• [Work to do]: Omit all images. Transcribe the rest of the material below exactly.

⁂

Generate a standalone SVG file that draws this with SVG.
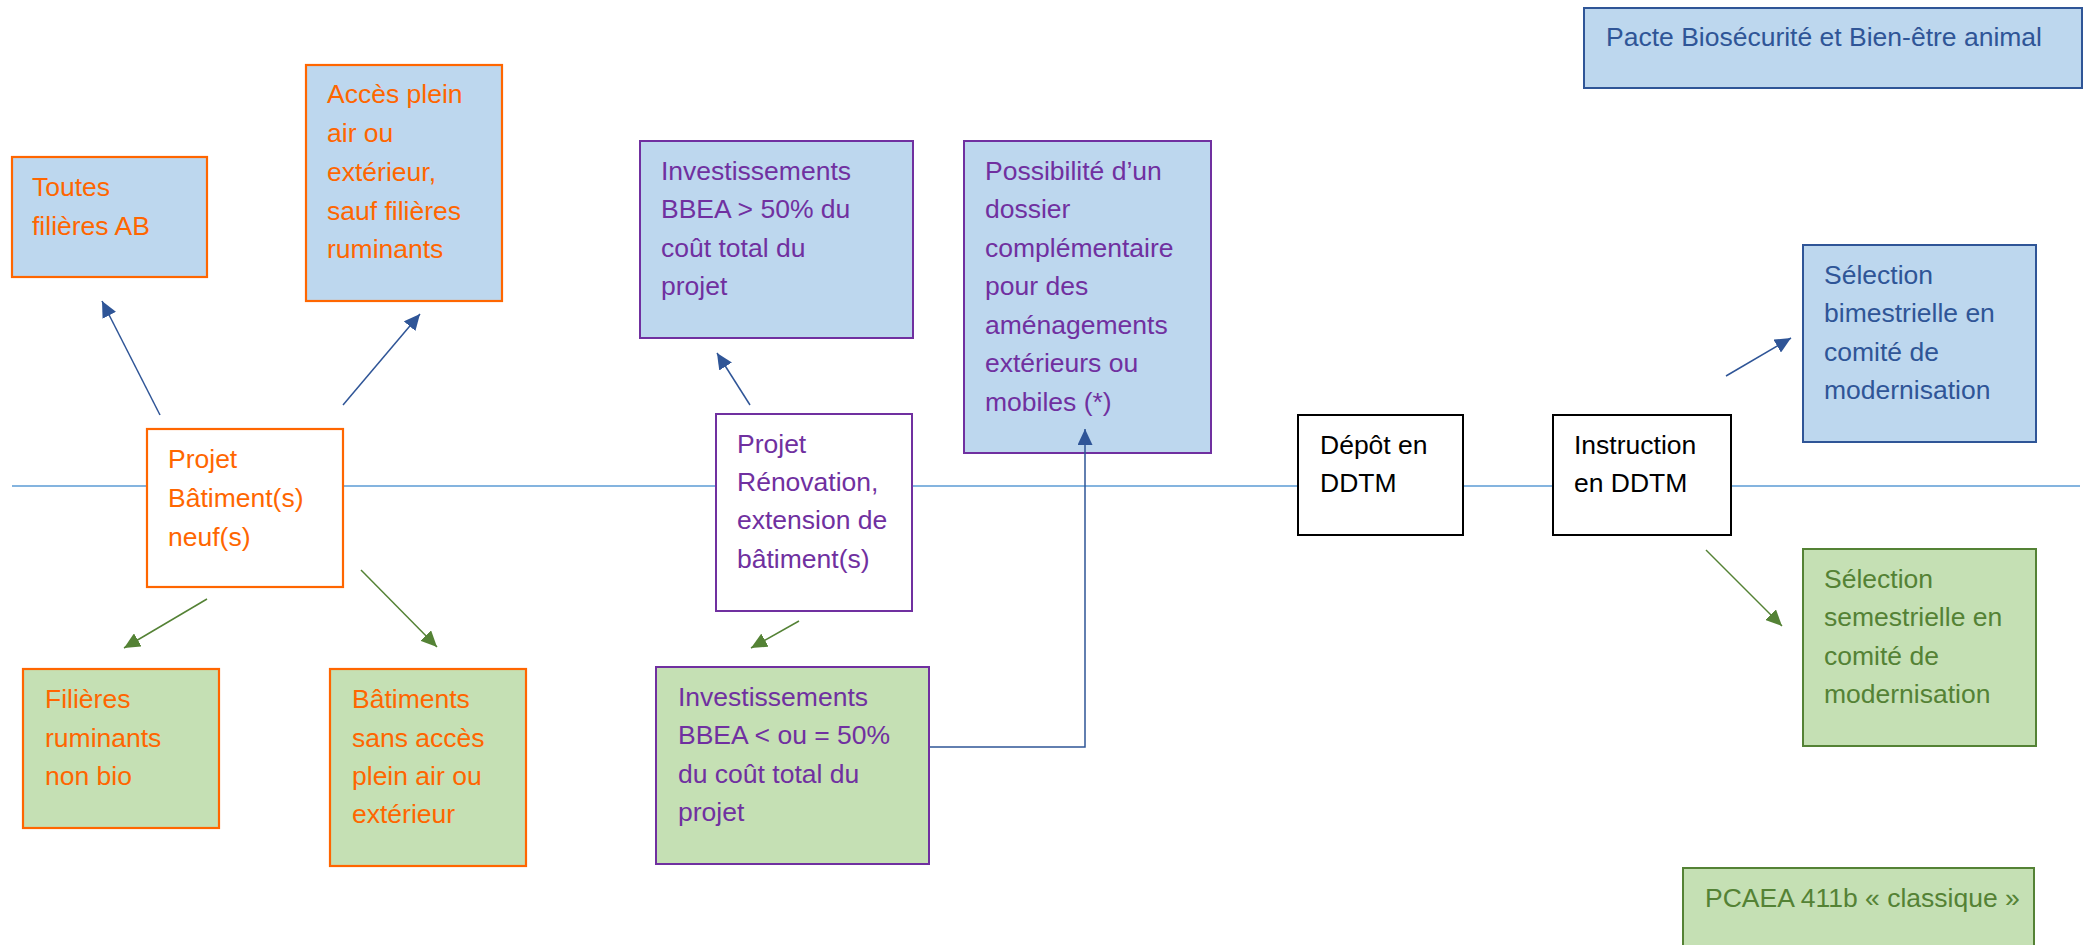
<svg xmlns="http://www.w3.org/2000/svg" width="2089" height="945" viewBox="0 0 2089 945">
<style>
text{font-family:"Liberation Sans",Arial,sans-serif;font-size:26.5px}
.or rect{stroke:#FF6600;stroke-width:2.2}
.or text{fill:#FF6600}
.pu rect{stroke:#7030A0;stroke-width:2}
.pu text{fill:#7030A0}
.bk rect{stroke:#000;stroke-width:2;fill:#fff}
.bk text{fill:#000}
.db rect{stroke:#2F5597;stroke-width:2}
.db text{fill:#2F5597}
.gr rect{stroke:#548235;stroke-width:2}
.gr text{fill:#548235}
.fb{fill:#BDD7EE}
.fg{fill:#C5E0B4}
.fw{fill:#fff}
.ab{stroke:#2F5597;stroke-width:1.5;fill:none}
.ag{stroke:#548235;stroke-width:1.5;fill:none}
</style>
<defs>
<marker id="mb" markerUnits="userSpaceOnUse" markerWidth="16" markerHeight="15" refX="16" refY="7.5" orient="auto"><path d="M0,0 L16,7.5 L0,15 z" fill="#2F5597"/></marker>
<marker id="mg" markerUnits="userSpaceOnUse" markerWidth="16" markerHeight="15" refX="16" refY="7.5" orient="auto"><path d="M0,0 L16,7.5 L0,15 z" fill="#548235"/></marker>
</defs>
<rect width="2089" height="945" fill="#fff"/>
<line x1="12" y1="486" x2="2080" y2="486" stroke="#5B9BD5" stroke-width="1.5"/>
<g id="toutes" class="or"><rect class="fb" x="12" y="157" width="195" height="120"/>
<text x="32" y="196">Toutes</text><text x="32" y="235">filières AB</text></g>
<g id="acces" class="or"><rect class="fb" x="306" y="65" width="196" height="236"/>
<text x="327" y="103">Accès plein</text><text x="327" y="142">air ou</text><text x="327" y="181">extérieur,</text><text x="327" y="220">sauf filières</text><text x="327" y="258">ruminants</text></g>
<g id="projet-neuf" class="or"><rect class="fw" x="147" y="429" width="196" height="158"/>
<text x="168" y="468">Projet</text><text x="168" y="507">Bâtiment(s)</text><text x="168" y="546">neuf(s)</text></g>
<g id="filieres" class="or"><rect class="fg" x="23" y="669" width="196" height="159"/>
<text x="45" y="708">Filières</text><text x="45" y="747">ruminants</text><text x="45" y="785">non bio</text></g>
<g id="batiments" class="or"><rect class="fg" x="330" y="669" width="196" height="197"/>
<text x="352" y="708">Bâtiments</text><text x="352" y="747">sans accès</text><text x="352" y="785">plein air ou</text><text x="352" y="823">extérieur</text></g>
<g id="invest-sup" class="pu"><rect class="fb" x="640" y="141" width="273" height="197"/>
<text x="661" y="180">Investissements</text><text x="661" y="218">BBEA &gt; 50% du</text><text x="661" y="257">coût total du</text><text x="661" y="295">projet</text></g>
<g id="possibilite" class="pu"><rect class="fb" x="964" y="141" width="247" height="312"/>
<text x="985" y="180">Possibilité d’un</text><text x="985" y="218">dossier</text><text x="985" y="257">complémentaire</text><text x="985" y="295">pour des</text><text x="985" y="334">aménagements</text><text x="985" y="372">extérieurs ou</text><text x="985" y="411">mobiles (*)</text></g>
<g id="projet-renov" class="pu"><rect class="fw" x="716" y="414" width="196" height="197"/>
<text x="737" y="453">Projet</text><text x="737" y="491">Rénovation,</text><text x="737" y="529">extension de</text><text x="737" y="568">bâtiment(s)</text></g>
<g id="invest-inf" class="pu"><rect class="fg" x="656" y="667" width="273" height="197"/>
<text x="678" y="706">Investissements</text><text x="678" y="744">BBEA &lt; ou = 50%</text><text x="678" y="783">du coût total du</text><text x="678" y="821">projet</text></g>
<g id="depot" class="bk"><rect x="1298" y="415" width="165" height="120"/>
<text x="1320" y="454">Dépôt en</text><text x="1320" y="492">DDTM</text></g>
<g id="instruction" class="bk"><rect x="1553" y="415" width="178" height="120"/>
<text x="1574" y="454">Instruction</text><text x="1574" y="492">en DDTM</text></g>
<g id="bimestrielle" class="db"><rect class="fb" x="1803" y="245" width="233" height="197"/>
<text x="1824" y="284">Sélection</text><text x="1824" y="322">bimestrielle en</text><text x="1824" y="361">comité de</text><text x="1824" y="399">modernisation</text></g>
<g id="semestrielle" class="gr"><rect class="fg" x="1803" y="549" width="233" height="197"/>
<text x="1824" y="588">Sélection</text><text x="1824" y="626">semestrielle en</text><text x="1824" y="665">comité de</text><text x="1824" y="703">modernisation</text></g>
<g id="pacte" class="db"><rect class="fb" x="1584" y="8" width="498" height="80"/>
<text x="1606" y="46">Pacte Biosécurité et Bien-être animal</text></g>
<g id="pcaea" class="gr"><rect class="fg" x="1683" y="868" width="351" height="100"/>
<text x="1705" y="907">PCAEA 411b « classique »</text></g>
<g id="connectors">
<line class="ab" x1="160" y1="415" x2="102" y2="301" marker-end="url(#mb)"/>
<line class="ab" x1="343" y1="405" x2="420" y2="314" marker-end="url(#mb)"/>
<line class="ag" x1="207" y1="599" x2="124" y2="648" marker-end="url(#mg)"/>
<line class="ag" x1="361" y1="570" x2="437" y2="647" marker-end="url(#mg)"/>
<line class="ab" x1="750" y1="405" x2="717" y2="353" marker-end="url(#mb)"/>
<line class="ag" x1="799" y1="621" x2="751" y2="648" marker-end="url(#mg)"/>
<path class="ab" d="M930,747 H1085 V429" marker-end="url(#mb)"/>
<line class="ab" x1="1726" y1="376" x2="1791" y2="338" marker-end="url(#mb)"/>
<line class="ag" x1="1706" y1="550" x2="1782" y2="626" marker-end="url(#mg)"/>
</g>
</svg>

⁂

• [The answer]:
Generate a standalone SVG file that draws this with SVG.
<svg xmlns="http://www.w3.org/2000/svg" width="2089" height="945" viewBox="0 0 2089 945">
<style>
text{font-family:"Liberation Sans",Arial,sans-serif;font-size:26.5px}
.or rect{stroke:#FF6600;stroke-width:2.2}
.or text{fill:#FF6600}
.pu rect{stroke:#7030A0;stroke-width:2}
.pu text{fill:#7030A0}
.bk rect{stroke:#000;stroke-width:2;fill:#fff}
.bk text{fill:#000}
.db rect{stroke:#2F5597;stroke-width:2}
.db text{fill:#2F5597}
.gr rect{stroke:#548235;stroke-width:2}
.gr text{fill:#548235}
.fb{fill:#BDD7EE}
.fg{fill:#C5E0B4}
.fw{fill:#fff}
.ab{stroke:#2F5597;stroke-width:1.5;fill:none}
.ag{stroke:#548235;stroke-width:1.5;fill:none}
</style>
<defs>
<marker id="mb" markerUnits="userSpaceOnUse" markerWidth="16" markerHeight="15" refX="16" refY="7.5" orient="auto"><path d="M0,0 L16,7.5 L0,15 z" fill="#2F5597"/></marker>
<marker id="mg" markerUnits="userSpaceOnUse" markerWidth="16" markerHeight="15" refX="16" refY="7.5" orient="auto"><path d="M0,0 L16,7.5 L0,15 z" fill="#548235"/></marker>
</defs>
<rect width="2089" height="945" fill="#fff"/>
<line x1="12" y1="486" x2="2080" y2="486" stroke="#5B9BD5" stroke-width="1.5"/>
<g id="toutes" class="or"><rect class="fb" x="12" y="157" width="195" height="120"/>
<text x="32" y="196">Toutes</text><text x="32" y="235">filières AB</text></g>
<g id="acces" class="or"><rect class="fb" x="306" y="65" width="196" height="236"/>
<text x="327" y="103">Accès plein</text><text x="327" y="142">air ou</text><text x="327" y="181">extérieur,</text><text x="327" y="220">sauf filières</text><text x="327" y="258">ruminants</text></g>
<g id="projet-neuf" class="or"><rect class="fw" x="147" y="429" width="196" height="158"/>
<text x="168" y="468">Projet</text><text x="168" y="507">Bâtiment(s)</text><text x="168" y="546">neuf(s)</text></g>
<g id="filieres" class="or"><rect class="fg" x="23" y="669" width="196" height="159"/>
<text x="45" y="708">Filières</text><text x="45" y="747">ruminants</text><text x="45" y="785">non bio</text></g>
<g id="batiments" class="or"><rect class="fg" x="330" y="669" width="196" height="197"/>
<text x="352" y="708">Bâtiments</text><text x="352" y="747">sans accès</text><text x="352" y="785">plein air ou</text><text x="352" y="823">extérieur</text></g>
<g id="invest-sup" class="pu"><rect class="fb" x="640" y="141" width="273" height="197"/>
<text x="661" y="180">Investissements</text><text x="661" y="218">BBEA &gt; 50% du</text><text x="661" y="257">coût total du</text><text x="661" y="295">projet</text></g>
<g id="possibilite" class="pu"><rect class="fb" x="964" y="141" width="247" height="312"/>
<text x="985" y="180">Possibilité d’un</text><text x="985" y="218">dossier</text><text x="985" y="257">complémentaire</text><text x="985" y="295">pour des</text><text x="985" y="334">aménagements</text><text x="985" y="372">extérieurs ou</text><text x="985" y="411">mobiles (*)</text></g>
<g id="projet-renov" class="pu"><rect class="fw" x="716" y="414" width="196" height="197"/>
<text x="737" y="453">Projet</text><text x="737" y="491">Rénovation,</text><text x="737" y="529">extension de</text><text x="737" y="568">bâtiment(s)</text></g>
<g id="invest-inf" class="pu"><rect class="fg" x="656" y="667" width="273" height="197"/>
<text x="678" y="706">Investissements</text><text x="678" y="744">BBEA &lt; ou = 50%</text><text x="678" y="783">du coût total du</text><text x="678" y="821">projet</text></g>
<g id="depot" class="bk"><rect x="1298" y="415" width="165" height="120"/>
<text x="1320" y="454">Dépôt en</text><text x="1320" y="492">DDTM</text></g>
<g id="instruction" class="bk"><rect x="1553" y="415" width="178" height="120"/>
<text x="1574" y="454">Instruction</text><text x="1574" y="492">en DDTM</text></g>
<g id="bimestrielle" class="db"><rect class="fb" x="1803" y="245" width="233" height="197"/>
<text x="1824" y="284">Sélection</text><text x="1824" y="322">bimestrielle en</text><text x="1824" y="361">comité de</text><text x="1824" y="399">modernisation</text></g>
<g id="semestrielle" class="gr"><rect class="fg" x="1803" y="549" width="233" height="197"/>
<text x="1824" y="588">Sélection</text><text x="1824" y="626">semestrielle en</text><text x="1824" y="665">comité de</text><text x="1824" y="703">modernisation</text></g>
<g id="pacte" class="db"><rect class="fb" x="1584" y="8" width="498" height="80"/>
<text x="1606" y="46">Pacte Biosécurité et Bien-être animal</text></g>
<g id="pcaea" class="gr"><rect class="fg" x="1683" y="868" width="351" height="100"/>
<text x="1705" y="907">PCAEA 411b « classique »</text></g>
<g id="connectors">
<line class="ab" x1="160" y1="415" x2="102" y2="301" marker-end="url(#mb)"/>
<line class="ab" x1="343" y1="405" x2="420" y2="314" marker-end="url(#mb)"/>
<line class="ag" x1="207" y1="599" x2="124" y2="648" marker-end="url(#mg)"/>
<line class="ag" x1="361" y1="570" x2="437" y2="647" marker-end="url(#mg)"/>
<line class="ab" x1="750" y1="405" x2="717" y2="353" marker-end="url(#mb)"/>
<line class="ag" x1="799" y1="621" x2="751" y2="648" marker-end="url(#mg)"/>
<path class="ab" d="M930,747 H1085 V429" marker-end="url(#mb)"/>
<line class="ab" x1="1726" y1="376" x2="1791" y2="338" marker-end="url(#mb)"/>
<line class="ag" x1="1706" y1="550" x2="1782" y2="626" marker-end="url(#mg)"/>
</g>
</svg>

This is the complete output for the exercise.